Re: [Scheme-reports] Standard Feature Identifiers are too low-level Marc Feeley (04 Jan 2012 18:53 UTC)

Re: [Scheme-reports] Standard Feature Identifiers are too low-level Marc Feeley 04 Jan 2012 18:52 UTC

On 2012-01-04, at 1:32 PM, John Cowan wrote:

> Marc Feeley scripsit:
>
>> My issue with these feature identifiers is that their semantics is
>> vague.  Are they a feature of the compile-time Scheme system, or
>> run-time Scheme system, or something else?  What can I infer from
>> the "windows" feature?  Is this windows 3.0 or 95 or ...? The only
>> practical use I can see is to determine the filename syntax, but there
>> are better ways to determine this or to isolate from the difference.
>> Also, endianness is not a pure dichotomy (some systems store code one
>> way and data another, some are middle-endian, etc).
>
> The PDP-11 has been dead for at least 15 years.

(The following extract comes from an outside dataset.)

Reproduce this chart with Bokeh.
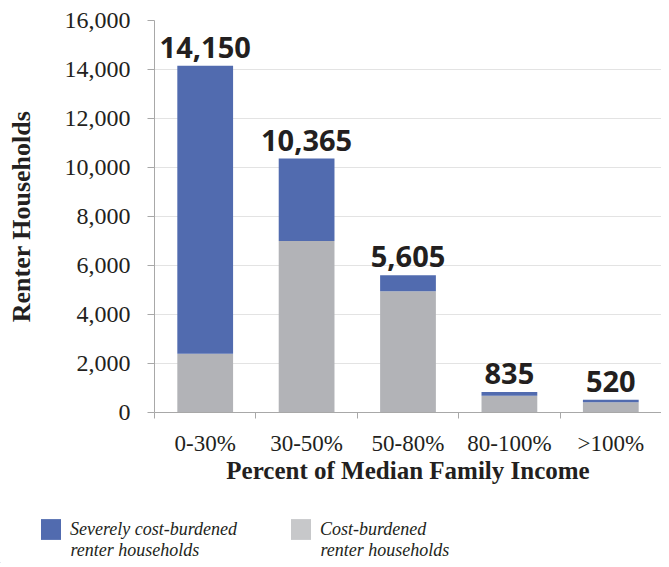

The ARM is definitely not dead, and probably the architecture with the largest market currently.

>> Are the CPU architectures well defined?  What is the set of features
>> of i386?  Aren't there differences in sub-variants of i386?  So as a
>> programmer, what are the guarantees I have if the feature i386 is on?
>>
>> Can you present a use-case for these feature identifiers?
>
> Not for strictly conforming R7RS-small programs, no.  As I have said,
> the need arises when talking to lower-level software, and the point of
> enumerating them in the standard is to avoid silly incompatibilities:
> "I say 'darwin', you say 'macosx', let's call the whole thing off!"

Which lower-level software and how can I interface to them given that there's no FFI in R7RS-small?